Reproducible failure pattern

F1 — Unstated assumptions. The agent makes a code change with an underlying assumption (e.g., "the reference uses information-criterion-based selection because the docx has a particular trailer") that it never states to the user before making the change. The user discovers the assumption only when the change produces unexpected behavior, making it expensive to challenge upfront.

F2 — Treating side-effects as new problems. When change A creates new failures elsewhere, the agent treats those as a new problem requiring change B, rather than as evidence that A was wrong and should be reverted. This produces an unbounded chain of "fixes."

F3 — Conflating distinct components. The agent referred to "the engine" without distinguishing between the math engine (which was verified correct) and a sub-feature like stepwise term-selection (which was never verified). When asked "is the engine correct?" the agent answered yes; when later modifying stepwise selection, it framed this as "fixing the engine," contradicting its earlier statement.
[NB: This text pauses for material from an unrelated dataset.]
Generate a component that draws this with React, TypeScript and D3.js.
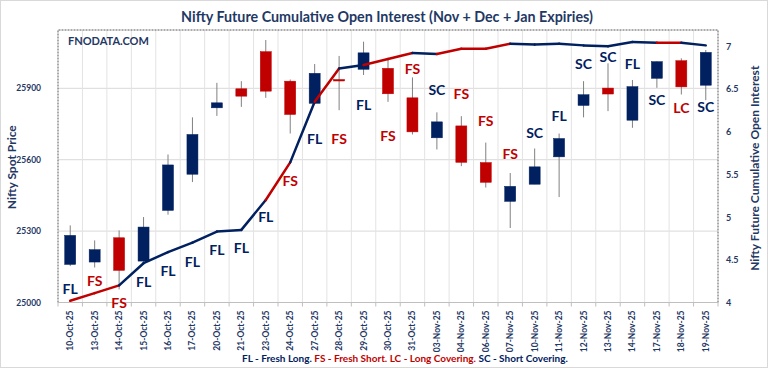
import * as d3 from "d3";

const W = 768, H = 368;
const PLOT = { left: 58, right: 718, top: 30, bottom: 302.5 };
const BLUE = "#002060", RED = "#C00000", INK = "#1F3864";
const FONT = "Lato, 'Open Sans', sans-serif";

const dates = [
  "10-Oct-25", "13-Oct-25", "14-Oct-25", "15-Oct-25", "16-Oct-25", "17-Oct-25", "20-Oct-25",
  "21-Oct-25", "23-Oct-25", "24-Oct-25", "27-Oct-25", "28-Oct-25", "29-Oct-25", "30-Oct-25",
  "31-Oct-25", "03-Nov-25", "04-Nov-25", "06-Nov-25", "07-Nov-25", "10-Nov-25", "11-Nov-25",
  "12-Nov-25", "13-Nov-25", "14-Nov-25", "17-Nov-25", "18-Nov-25", "19-Nov-25",
];
const open = [25160, 25170, 25272, 25174, 25387, 25539, 25818, 25898, 26054, 25930, 25837, 25937, 25980, 25984, 25860, 25692, 25742, 25588, 25425, 25497, 25612, 25828, 25901, 25766, 25942, 26016, 25913];
const high = [25324, 25261, 25303, 25359, 25622, 25778, 25923, 25930, 26103, 25937, 26002, 26036, 26096, 26026, 25946, 25799, 25783, 25672, 25544, 25647, 25710, 25930, 26005, 25935, 26013, 26026, 26061];
const low = [25153, 25147, 25055, 25168, 25369, 25506, 25784, 25822, 25860, 25710, 25835, 25808, 25956, 25843, 25706, 25643, 25573, 25483, 25313, 25497, 25443, 25778, 25804, 25734, 25902, 25874, 25850];
const close = [25282, 25222, 25135, 25317, 25578, 25706, 25839, 25867, 25888, 25790, 25963, 25933, 26049, 25877, 25717, 25759, 25589, 25505, 25488, 25570, 25689, 25873, 25876, 25907, 26012, 25906, 26051];
// cumulative OI (crore)
const oi = [4.02, 4.11, 4.2, 4.46, 4.59, 4.7, 4.83, 4.85, 5.2, 5.64, 6.35, 6.74, 6.78, 6.85, 6.92, 6.91, 6.97, 6.97, 7.03, 7.02, 7.03, 7.01, 7.0, 7.05, 7.04, 7.04, 7.01];
const tags = ["FL", "FS", "FS", "FL", "FL", "FL", "FL", "FL", "FL", "FS", "FL", "FS", "FL", "FS", "FS", "SC", "FS", "FS", "FS", "SC", "FL", "SC", "SC", "FL", "SC", "LC", "SC"];
// where each tag sits, in spot-price units
const tagAt = [25055, 25090, 24997, 25088, 25132, 25171, 25222, 25229, 25359, 25511, 25685, 25685, 25829, 25699, 25980, 25893, 25874, 25762, 25623, 25713, 25783, 26002, 26033, 26001, 25850, 25818, 25822];

const priceTicks = [25000, 25300, 25600, 25900];
const oiTicks = [4, 4.5, 5, 5.5, 6, 6.5, 7];

const tagColor = (t: string) => (t === "FS" || t === "LC" ? RED : BLUE);

export default function App() {
  const x = d3.scaleBand(dates, [PLOT.left, PLOT.right]);
  const bw = x.bandwidth();
  const cx = (i: number) => x(dates[i])! + bw / 2;
  const y = d3.scaleLinear([25000, 26145], [PLOT.bottom, PLOT.top]);
  const y2 = d3.scaleLinear([4, 7.19], [PLOT.bottom, PLOT.top]);
  const bodyW = bw * 0.45;

  return (
    <svg width={W} height={H} style={{ position: "absolute", left: 0, top: 0, background: "#fff" }}>
      <rect x={0.5} y={0.5} width={W - 1} height={H - 1} fill="#fff" stroke="#d9d9d9" />

      {/* Title */}
      <text x={387} y={22} textAnchor="middle" fontFamily={FONT} fontWeight="bold" fontSize={14.3} fill={INK}>
        Nifty Future Cumulative Open Interest (Nov + Dec + Jan Expiries)
      </text>

      {/* Grid */}
      {priceTicks.slice(1).map((t) => (
        <line key={t} x1={PLOT.left} x2={PLOT.right} y1={y(t)} y2={y(t)} stroke="#d9d9d9" />
      ))}
      {dates.slice(1).map((d) => (
        <line key={d} x1={x(d)} x2={x(d)} y1={PLOT.top} y2={PLOT.bottom} stroke="#e3e3e3" />
      ))}

      {/* Plot frame */}
      <path d={`M${PLOT.left},${PLOT.bottom}V${PLOT.top}H${PLOT.right}V${PLOT.bottom}`}
        fill="none" stroke="#595959" strokeDasharray="2,1" />
      <line x1={PLOT.left} x2={PLOT.right} y1={PLOT.bottom} y2={PLOT.bottom} stroke="#bfbfbf" />
      {dates.map((d) => (
        <line key={d} x1={x(d)} x2={x(d)} y1={PLOT.bottom} y2={PLOT.bottom + 4} stroke="#bfbfbf" />
      ))}
      <line x1={PLOT.right} x2={PLOT.right} y1={PLOT.bottom} y2={PLOT.bottom + 4} stroke="#bfbfbf" />

      <text x={68} y={45} fontFamily={FONT} fontWeight="bold" fontSize={11} fill={INK}>FNODATA.COM</text>

      {/* Candles */}
      {dates.map((d, i) => {
        const up = close[i] >= open[i];
        const top = y(Math.max(open[i], close[i]));
        const bot = y(Math.min(open[i], close[i]));
        return (
          <g key={d}>
            <line x1={cx(i)} x2={cx(i)} y1={y(high[i])} y2={y(low[i])} stroke="#808080" strokeWidth={1} />
            <rect x={cx(i) - bodyW / 2} y={top} width={bodyW} height={Math.max(bot - top, 1.5)}
              fill={up ? BLUE : RED} stroke={up ? BLUE : RED} strokeWidth={0.5} />
          </g>
        );
      })}

      {/* OI line, each segment coloured by the day it ends on */}
      {oi.slice(1).map((v, k) => {
        const i = k + 1;
        return (
          <line key={i} x1={cx(i - 1)} y1={y2(oi[i - 1])} x2={cx(i)} y2={y2(v)}
            stroke={tagColor(tags[i])} strokeWidth={2.5} strokeLinecap="round" />
        );
      })}

      {/* Tags */}
      {tags.map((t, i) => (
        <text key={i} x={cx(i)} y={y(tagAt[i]) + 5} textAnchor="middle" fontFamily={FONT}
          fontWeight="bold" fontSize={14} fill={tagColor(t)}>{t}</text>
      ))}

      {/* Left axis */}
      {priceTicks.map((t) => (
        <text key={t} x={41} y={y(t) + 3} textAnchor="end" fontFamily={FONT} fontWeight="bold"
          fontSize={8.5} fill={INK}>{t}</text>
      ))}
      <text transform={`translate(16,${(PLOT.top + PLOT.bottom) / 2 + 1}) rotate(-90)`} textAnchor="middle"
        fontFamily={FONT} fontWeight="bold" fontSize={12} fill={INK}>Nifty Spot Price</text>

      {/* Right axis */}
      {oiTicks.map((t) => (
        <text key={t} x={726} y={y2(t) + 3.5} fontFamily={FONT} fontWeight="bold" fontSize={9} fill={INK}>{t}</text>
      ))}
      <text transform={`translate(759,${(PLOT.top + PLOT.bottom) / 2 + 2}) rotate(-90)`} textAnchor="middle"
        fontFamily={FONT} fontWeight="bold" fontSize={12} fill={INK}>Nifty Future Cumulative Open Interest</text>

      {/* X labels */}
      {dates.map((d, i) => (
        <text key={d} transform={`translate(${cx(i) + 3},${PLOT.bottom + 8}) rotate(-90)`} textAnchor="end"
          fontFamily={FONT} fontWeight="bold" fontSize={8.5} fill={INK}>{d}</text>
      ))}

      {/* Legend */}
      <text x={405} y={361.5} textAnchor="middle" fontFamily={FONT} fontWeight="bold" fontSize={10}>
        <tspan fill={BLUE}>FL - Fresh Long. </tspan>
        <tspan fill={RED}>FS - Fresh Short. LC - Long Covering. </tspan>
        <tspan fill={BLUE}>SC - Short Covering.</tspan>
      </text>
    </svg>
  );
}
F4 — Skipping available evidence. The user's workspace contained dozens of extracted reference tables showing exactly what the reference software did at each step. The agent did not consult these until the user explicitly asked "why didn't you use the extracted data."

Suggested fixes

  1. Mandatory assumption-statement before any algorithm-selection change. Before modifying domain-algorithm code, the agent should output: "Assumption: [X]. Evidence: [Y]. If wrong, this change will [predicted failure]. Confirm?"
  1. Treat partial-win-with-new-failure as evidence of a wrong root model. If a change moves N cases from failing to passing while moving M cases from passing to failing, this is not partial progress — it is a sign the underlying mental model is wrong.
  1. Auto-route to extracted-data inspection before guessing. When an agent says "the algorithm is X" without citing data, the harness should require an evidence citation from the workspace.
  1. Distinguish components by name. Rule update: when answering "is X correct," the agent must list the sub-components of X separately and answer each. Don't say "the engine is correct" — say "the core computation is verified at 100% match; the term-selection sub-feature is not verified."

Reproduction

This pattern is reproducible whenever a user asks the agent to make a code change to a feature whose specification is not documented inline. The agent will:

  • Guess the spec from output patterns
  • Make a change without stating the guess
  • React to side-effects as new problems
  • Continue until the user intervenes

To reproduce: ask the agent to make any algorithm-selection feature "match" an external reference whose documentation is not in the workspace.